From a blog I enjoy reading! Such great ideas..



One of my "parenting frustrations" lately is a very common one -- getting my children to follow directions.
I send them upstairs to brush their teeth and put on pajamas, only to find them dancing in front of the mirror with the hairbrush. I send them outside to feed and let out chickens, only to find that they let out the chickens but forgot the feeding part.
There are lots of different reasons for not following directions--distraction, forgetfulness, sometimes even stubbornness.
So we've added a simple "following directions" game to our homeschooling day.


I sit a jar of colored cubes on the kitchen table and the girls start the game by waiting in the school room. We begin the game with very simple directions:
Walk into the kitchen and bring back 1 yellow cube.
I do not repeat the direction. And I am picky -- if they don't walk, they didn't follow directions. Slowly, the directions get more complicated.
Take 1 green and 1 red cube into the kitchen and bring back 3 green and 1 white cube.
Again, I don't repeat the directions, and I see them putting memory cues to work -- one whispers the directions to herself. One mimes the directions with her hands while she walks into the kitchen.
Then I begin to add some physical activity to the game :
Skip into the kitchen and bring back 2 green cubes and 1 brown cube.

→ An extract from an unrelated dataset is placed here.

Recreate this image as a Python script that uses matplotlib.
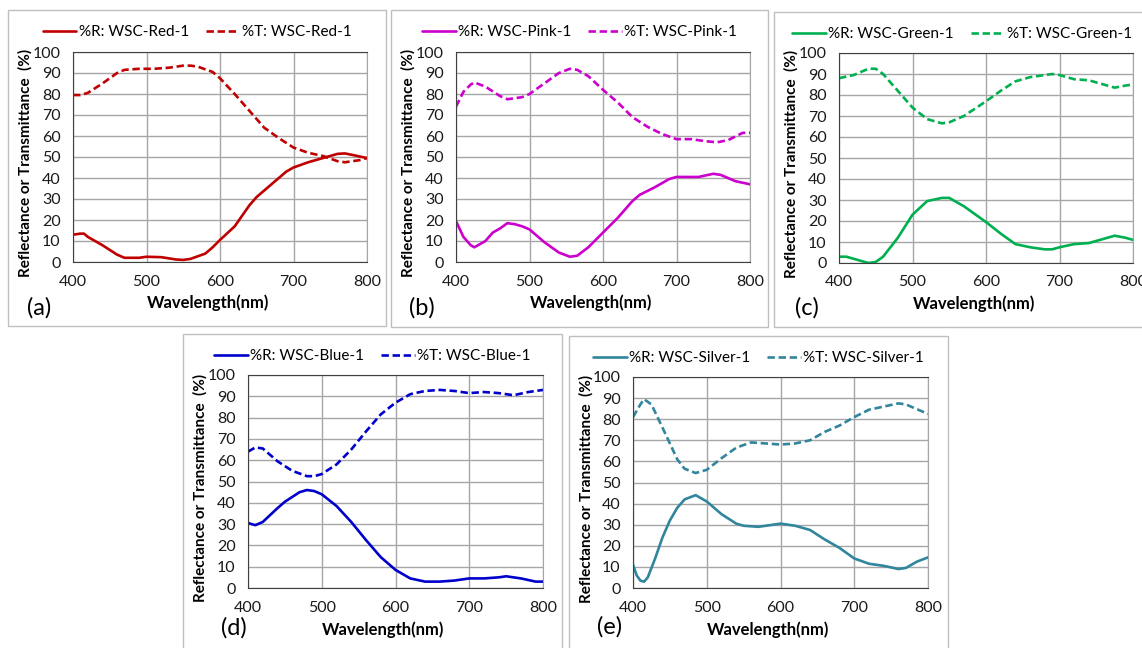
import matplotlib.pyplot as plt
from matplotlib.patches import Rectangle

W, H = 1142, 648

# ---- data ----
red_wl_R = [400, 410, 415, 420, 440, 460, 470, 490, 500, 520, 540, 550, 560, 580, 590, 600,
            620, 640, 650, 670, 690, 700, 720, 740, 760, 770, 780, 800]
red_R = [13, 13.5, 13.5, 12, 8, 3.5, 2, 2, 2.5, 2.3, 1.2, 1, 1.5, 4, 7, 10.5,
         17, 27, 31, 37, 43, 45, 47.5, 49.5, 51.5, 51.7, 51, 49.5]
red_wl_T = [400, 410, 420, 440, 460, 470, 490, 510, 530, 550, 560, 570, 590, 600,
            620, 640, 660, 680, 700, 720, 740, 760, 770, 790, 800]
red_T = [79.5, 79.5, 80.5, 85, 90, 91.5, 92, 92, 92.5, 93.5, 93.5, 93, 90.5, 87.5,
         80, 72, 64, 59, 54.5, 52, 50.5, 48, 47.5, 48.5, 49.5]

pink_wl_R = [400, 410, 420, 425, 440, 450, 460, 470, 480, 490, 500, 520, 540, 555, 565, 580,
             600, 620, 640, 650, 670, 690, 700, 720, 730, 750, 760, 780, 800]
pink_R = [19.5, 12, 8, 7, 10, 14, 16, 18.5, 18, 17, 15.5, 9.5, 4.5, 2.5, 3, 7,
          14, 21, 29, 32, 35.5, 39.5, 40.5, 40.5, 40.5, 42, 41.5, 38.5, 37]
pink_wl_T = [400, 410, 420, 425, 440, 460, 470, 490, 500, 520, 540, 555, 565, 580,
             600, 620, 640, 660, 680, 700, 720, 740, 755, 770, 790, 800]
pink_T = [74, 81, 84.5, 85.5, 83.5, 79, 77.5, 78.5, 80, 85, 90, 92, 91.5, 88.5,
          82, 76, 69, 64.5, 61, 58.5, 58.5, 57.5, 57, 58, 61.5, 61.5]

green_wl_R = [400, 410, 430, 440, 450, 460, 480, 500, 520, 540, 550, 570, 600, 620, 640,
              660, 680, 690, 700, 720, 740, 760, 775, 790, 800]
green_R = [3, 3, 1, 0, 0.5, 3, 12, 23, 29.5, 31, 31, 27, 19.5, 14, 9,
           7.5, 6.5, 6.5, 7.5, 9, 9.5, 11.5, 13, 12, 11]
green_wl_T = [400, 420, 440, 450, 460, 480, 500, 520, 540, 550, 570, 600, 620, 640,
              660, 690, 700, 720, 740, 760, 775, 790, 800]
green_T = [88, 89.5, 92.5, 92.5, 90, 82, 74, 68.5, 66.5, 67, 70, 77, 82, 86.5,
           88.5, 90, 89.5, 87.5, 87, 85, 83.5, 84.5, 85]

blue_wl_R = [400, 410, 420, 440, 450, 470, 480, 490, 500, 520, 540, 560, 580, 600, 620,
             640, 660, 680, 700, 720, 740, 750, 770, 790, 800]
blue_R = [30.5, 29.5, 31, 37.5, 40.5, 45, 46, 45.5, 44, 38.5, 31, 22.5, 14.5, 8.5, 4.5,
          3, 3, 3.5, 4.5, 4.5, 5, 5.5, 4.5, 3, 3]
blue_wl_T = [400, 410, 420, 440, 460, 480, 490, 500, 520, 540, 560, 580, 600, 620,
             640, 660, 680, 700, 720, 740, 760, 780, 800]
blue_T = [64, 66, 65.5, 59.5, 55, 52.5, 52.5, 53.5, 58, 65, 73.5, 81.5, 87, 91,
          92.5, 93, 92.5, 91.5, 92, 91.5, 90.5, 92, 93]

silver_wl_R = [400, 405, 410, 415, 420, 430, 440, 450, 460, 470, 485, 500, 520, 540, 550,
               570, 590, 600, 620, 640, 660, 680, 700, 720, 740, 760, 770, 785, 800]
silver_R = [11, 6, 3.5, 3, 5, 14, 24, 32, 38, 42, 44, 41, 35, 30.5, 29.5,
            29, 30, 30.5, 29.5, 27.5, 23, 19, 14, 11.5, 10.5, 9, 9.5, 12.5, 14.5]
silver_wl_T = [400, 410, 415, 425, 440, 460, 470, 485, 500, 520, 540, 560, 580, 600,
               620, 640, 660, 680, 700, 720, 740, 760, 770, 790, 800]
silver_T = [81, 87, 89.5, 87, 76, 61, 56.5, 54.5, 56, 61.5, 66.5, 69, 68.5, 68,
            68.5, 70, 74, 77, 81, 84.5, 86, 87.5, 87, 84, 82.5]

x_ticks = [400, 500, 600, 700, 800]
y_ticks = list(range(0, 101, 10))

plt.rcParams['font.family'] = ['Lato', 'DejaVu Sans']

fig = plt.figure(figsize=(W / 100, H / 100), dpi=100)


def fx(px):
    return px / W


def fy(py):
    return 1 - py / H


def panel(box, axrect, name, color, wl_R, R, wl_T, T, tag, tag_xy, xlab_y):
    bx0, by0, bx1, by1 = box
    fig.patches.append(Rectangle((fx(bx0), fy(by1)), fx(bx1 - bx0), (by1 - by0) / H,
                                 transform=fig.transFigure, fill=False,
                                 edgecolor='#BFBFBF', lw=1.0, zorder=0))
    x0, y0, x1, y1 = axrect
    ax = fig.add_axes([fx(x0), fy(y1), fx(x1 - x0), (y1 - y0) / H])
    lR, = ax.plot(wl_R, R, color=color, lw=1.9, solid_capstyle='round')
    lT, = ax.plot(wl_T, T, color=color, lw=1.9, linestyle=(0, (2.8, 1.4)))
    ax.set_xlim(400, 800)
    ax.set_ylim(0, 100)
    ax.set_xticks(x_ticks)
    ax.set_yticks(y_ticks)
    ax.grid(True, color='#A6A6A6', lw=1.0)
    ax.set_axisbelow(True)
    ax.tick_params(length=0, labelsize=11.5, colors='#1a1a1a')
    ax.tick_params(axis='y', pad=9)
    ax.tick_params(axis='x', pad=9)
    for s in ax.spines.values():
        s.set_color('#A6A6A6')
    ax.spines['left'].set_color('#404040')
    ax.spines['bottom'].set_color('#404040')
    ax.spines['top'].set_color('#404040')

    cx = (bx0 + bx1) / 2
    fig.legend([lR, lT], [f'%R: {name}', f'%T: {name}'], loc='center',
               bbox_to_anchor=(fx(cx), fy(by0 + 22)), ncol=2, frameon=False,
               fontsize=11, handlelength=2.2, handletextpad=0.15,
               columnspacing=1.1, borderpad=0)
    fig.text(fx(bx0 + 17), fy((y0 + y1) / 2 + 6), 'Reflectance or Transmittance  (%)',
             rotation=90, ha='center', va='center', fontsize=11, fontweight='bold')
    fig.text(fx((x0 + x1) / 2 - 12), fy(xlab_y), 'Wavelength(nm)', ha='center',
             va='center', fontsize=12, fontweight='bold')
    fig.text(fx(tag_xy[0]), fy(tag_xy[1]), tag, ha='left', va='center', fontsize=17)
    return ax


panel((8, 10, 386, 326), (73, 52, 367, 262), 'WSC-Red-1', '#C00000',
      red_wl_R, red_R, red_wl_T, red_T, '(a)', (27, 308), 303)
panel((391, 10, 768, 327), (456, 52, 750, 262), 'WSC-Pink-1', '#CC00CC',
      pink_wl_R, pink_R, pink_wl_T, pink_T, '(b)', (409, 308), 303)
panel((774, 12, 1150, 327), (839, 53, 1133, 263), 'WSC-Green-1', '#00B050',
      green_wl_R, green_R, green_wl_T, green_T, '(c)', (795, 308), 304)
panel((183, 334, 562, 660), (248, 375, 543, 588), 'WSC-Blue-1', '#0000CC',
      blue_wl_R, blue_R, blue_wl_T, blue_T, '(d)', (221, 628), 630)
panel((569, 336, 948, 660), (633, 377, 928, 588), 'WSC-Silver-1', '#31859C',
      silver_wl_R, silver_R, silver_wl_T, silver_T, '(e)', (597, 627), 630)

fig.savefig('out.png', dpi=100)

Do 5 push-ups and then .... etc. etc.
Eventually I get really tough on them. I give them a task to do while holding in their minds what cubes they'll be responsible for. Yesterday, we played right before lunch...This was their final direction to follow. We had worked our way up to one this difficult and I did repeat it one extra time:
Touch your toes ten times. Walk upstairs and wash your hands. Come back to the school table and take 3 green cubes and 1 black cube to the kitchen. Bring back to me 3 yellow cubes.
This game adds so many great things to our day. For starters, they love it. (And the mommy with pregnancy brain has to write down the directions on a post-it note in order to remember them.) It gets them moving. And we refer to it often during our day, when I do give them multi-step directions. "It's just like the follow directions game."
It's nothing earth-shattering. It's simple. It's making a big impression. And lots of good changes.